Exercise requirements. Please output the records below in full, exactly as given, but without the images.

Supplied data.
= = = = =

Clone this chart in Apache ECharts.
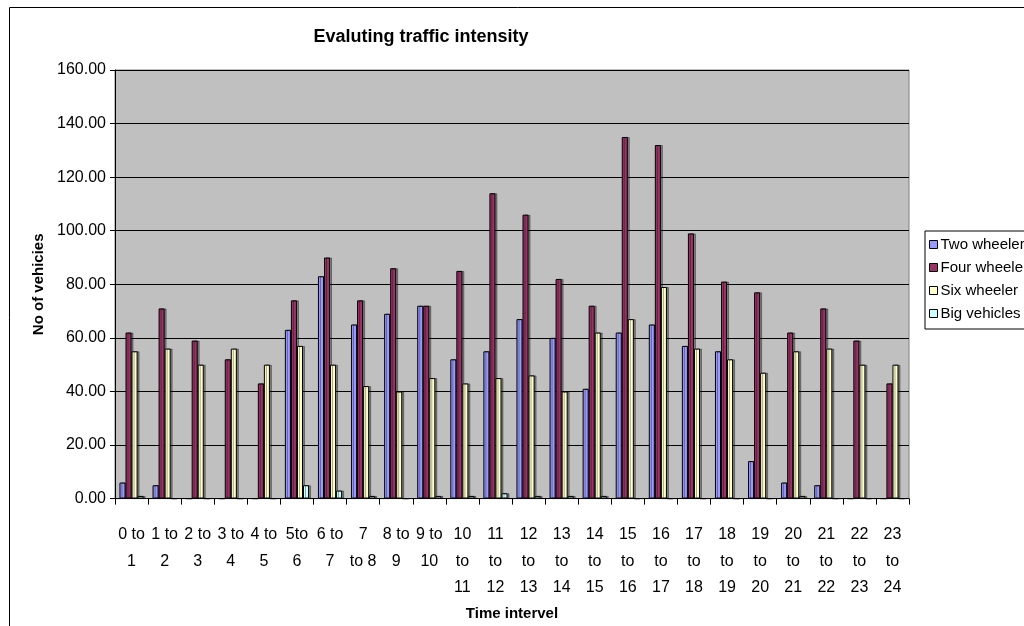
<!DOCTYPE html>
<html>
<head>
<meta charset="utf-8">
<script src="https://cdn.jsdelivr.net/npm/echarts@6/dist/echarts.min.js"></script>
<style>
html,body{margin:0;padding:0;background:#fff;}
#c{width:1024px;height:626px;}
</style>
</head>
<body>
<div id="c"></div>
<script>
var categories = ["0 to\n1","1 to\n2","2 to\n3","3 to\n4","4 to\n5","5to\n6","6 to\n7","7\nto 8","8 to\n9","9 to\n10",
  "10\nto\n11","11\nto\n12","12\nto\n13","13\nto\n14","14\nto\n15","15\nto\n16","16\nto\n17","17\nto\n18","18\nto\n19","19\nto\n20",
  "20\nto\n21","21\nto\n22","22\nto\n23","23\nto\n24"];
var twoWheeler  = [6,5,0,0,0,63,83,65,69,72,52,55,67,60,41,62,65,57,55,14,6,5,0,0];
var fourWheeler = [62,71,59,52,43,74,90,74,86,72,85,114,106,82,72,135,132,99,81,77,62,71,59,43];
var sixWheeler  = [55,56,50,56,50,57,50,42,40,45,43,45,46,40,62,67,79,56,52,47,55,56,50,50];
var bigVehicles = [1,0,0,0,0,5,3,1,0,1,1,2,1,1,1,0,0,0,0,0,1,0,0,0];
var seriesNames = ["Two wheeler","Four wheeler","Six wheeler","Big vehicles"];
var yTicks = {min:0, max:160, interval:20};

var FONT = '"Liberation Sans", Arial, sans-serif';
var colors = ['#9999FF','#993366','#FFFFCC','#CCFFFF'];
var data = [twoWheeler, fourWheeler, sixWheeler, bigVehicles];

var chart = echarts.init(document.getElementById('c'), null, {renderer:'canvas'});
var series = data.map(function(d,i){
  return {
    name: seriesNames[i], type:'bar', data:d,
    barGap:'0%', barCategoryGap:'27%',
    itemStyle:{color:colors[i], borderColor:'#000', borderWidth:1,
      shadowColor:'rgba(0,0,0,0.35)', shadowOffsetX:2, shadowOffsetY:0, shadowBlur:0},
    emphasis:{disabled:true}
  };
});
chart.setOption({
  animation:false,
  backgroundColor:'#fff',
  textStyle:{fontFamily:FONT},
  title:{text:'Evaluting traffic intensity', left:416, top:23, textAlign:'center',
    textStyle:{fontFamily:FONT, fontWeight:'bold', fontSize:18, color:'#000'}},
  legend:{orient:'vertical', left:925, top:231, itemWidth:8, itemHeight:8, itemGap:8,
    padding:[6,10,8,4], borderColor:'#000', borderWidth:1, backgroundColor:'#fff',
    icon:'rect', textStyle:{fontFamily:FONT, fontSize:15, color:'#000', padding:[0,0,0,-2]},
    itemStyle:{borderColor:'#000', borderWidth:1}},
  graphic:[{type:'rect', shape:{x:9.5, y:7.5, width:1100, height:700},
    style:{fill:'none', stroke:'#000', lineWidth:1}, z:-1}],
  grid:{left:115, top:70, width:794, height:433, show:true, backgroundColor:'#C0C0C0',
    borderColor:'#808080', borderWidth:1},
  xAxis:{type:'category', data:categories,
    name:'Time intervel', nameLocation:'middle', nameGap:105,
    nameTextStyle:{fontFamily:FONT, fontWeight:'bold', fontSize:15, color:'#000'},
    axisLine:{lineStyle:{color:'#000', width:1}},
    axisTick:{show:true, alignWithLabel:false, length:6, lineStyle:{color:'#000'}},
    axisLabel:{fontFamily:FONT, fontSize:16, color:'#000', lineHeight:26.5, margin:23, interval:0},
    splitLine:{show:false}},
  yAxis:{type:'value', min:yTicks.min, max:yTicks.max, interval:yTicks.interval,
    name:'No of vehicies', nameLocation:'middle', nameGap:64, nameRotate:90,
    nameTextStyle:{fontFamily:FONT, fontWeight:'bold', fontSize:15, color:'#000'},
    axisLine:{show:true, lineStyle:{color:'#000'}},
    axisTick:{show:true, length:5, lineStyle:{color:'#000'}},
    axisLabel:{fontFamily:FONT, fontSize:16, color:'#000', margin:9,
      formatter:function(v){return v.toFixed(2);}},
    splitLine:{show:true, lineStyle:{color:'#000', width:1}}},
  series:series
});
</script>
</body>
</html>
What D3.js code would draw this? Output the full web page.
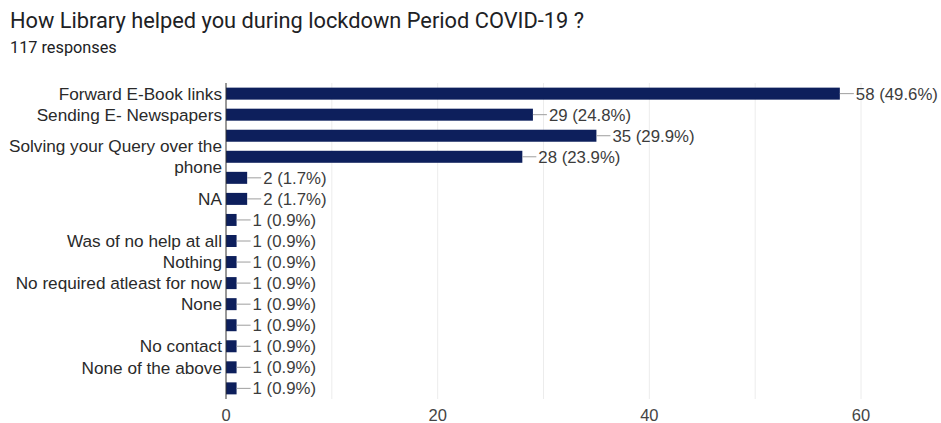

= = = = =

Result for this task.
Clone this chart in Apache ECharts.
<!DOCTYPE html>
<html>
<head>
<meta charset="utf-8">
<script src="https://cdn.jsdelivr.net/npm/echarts@6/dist/echarts.min.js"></script>
<style>
html,body{margin:0;padding:0;background:#fff;}
#c{width:1024px;height:626px;}
</style>
</head>
<body>
<div id="c"></div>
<script>
var categories = ["0 to\n1","1 to\n2","2 to\n3","3 to\n4","4 to\n5","5to\n6","6 to\n7","7\nto 8","8 to\n9","9 to\n10",
  "10\nto\n11","11\nto\n12","12\nto\n13","13\nto\n14","14\nto\n15","15\nto\n16","16\nto\n17","17\nto\n18","18\nto\n19","19\nto\n20",
  "20\nto\n21","21\nto\n22","22\nto\n23","23\nto\n24"];
var twoWheeler  = [6,5,0,0,0,63,83,65,69,72,52,55,67,60,41,62,65,57,55,14,6,5,0,0];
var fourWheeler = [62,71,59,52,43,74,90,74,86,72,85,114,106,82,72,135,132,99,81,77,62,71,59,43];
var sixWheeler  = [55,56,50,56,50,57,50,42,40,45,43,45,46,40,62,67,79,56,52,47,55,56,50,50];
var bigVehicles = [1,0,0,0,0,5,3,1,0,1,1,2,1,1,1,0,0,0,0,0,1,0,0,0];
var seriesNames = ["Two wheeler","Four wheeler","Six wheeler","Big vehicles"];
var yTicks = {min:0, max:160, interval:20};

var FONT = '"Liberation Sans", Arial, sans-serif';
var colors = ['#9999FF','#993366','#FFFFCC','#CCFFFF'];
var data = [twoWheeler, fourWheeler, sixWheeler, bigVehicles];

var chart = echarts.init(document.getElementById('c'), null, {renderer:'canvas'});
var series = data.map(function(d,i){
  return {
    name: seriesNames[i], type:'bar', data:d,
    barGap:'0%', barCategoryGap:'27%',
    itemStyle:{color:colors[i], borderColor:'#000', borderWidth:1,
      shadowColor:'rgba(0,0,0,0.35)', shadowOffsetX:2, shadowOffsetY:0, shadowBlur:0},
    emphasis:{disabled:true}
  };
});
chart.setOption({
  animation:false,
  backgroundColor:'#fff',
  textStyle:{fontFamily:FONT},
  title:{text:'Evaluting traffic intensity', left:416, top:23, textAlign:'center',
    textStyle:{fontFamily:FONT, fontWeight:'bold', fontSize:18, color:'#000'}},
  legend:{orient:'vertical', left:925, top:231, itemWidth:8, itemHeight:8, itemGap:8,
    padding:[6,10,8,4], borderColor:'#000', borderWidth:1, backgroundColor:'#fff',
    icon:'rect', textStyle:{fontFamily:FONT, fontSize:15, color:'#000', padding:[0,0,0,-2]},
    itemStyle:{borderColor:'#000', borderWidth:1}},
  graphic:[{type:'rect', shape:{x:9.5, y:7.5, width:1100, height:700},
    style:{fill:'none', stroke:'#000', lineWidth:1}, z:-1}],
  grid:{left:115, top:70, width:794, height:433, show:true, backgroundColor:'#C0C0C0',
    borderColor:'#808080', borderWidth:1},
  xAxis:{type:'category', data:categories,
    name:'Time intervel', nameLocation:'middle', nameGap:105,
    nameTextStyle:{fontFamily:FONT, fontWeight:'bold', fontSize:15, color:'#000'},
    axisLine:{lineStyle:{color:'#000', width:1}},
    axisTick:{show:true, alignWithLabel:false, length:6, lineStyle:{color:'#000'}},
    axisLabel:{fontFamily:FONT, fontSize:16, color:'#000', lineHeight:26.5, margin:23, interval:0},
    splitLine:{show:false}},
  yAxis:{type:'value', min:yTicks.min, max:yTicks.max, interval:yTicks.interval,
    name:'No of vehicies', nameLocation:'middle', nameGap:64, nameRotate:90,
    nameTextStyle:{fontFamily:FONT, fontWeight:'bold', fontSize:15, color:'#000'},
    axisLine:{show:true, lineStyle:{color:'#000'}},
    axisTick:{show:true, length:5, lineStyle:{color:'#000'}},
    axisLabel:{fontFamily:FONT, fontSize:16, color:'#000', margin:9,
      formatter:function(v){return v.toFixed(2);}},
    splitLine:{show:true, lineStyle:{color:'#000', width:1}}},
  series:series
});
</script>
</body>
</html>
What D3.js code would draw this? Output the full web page.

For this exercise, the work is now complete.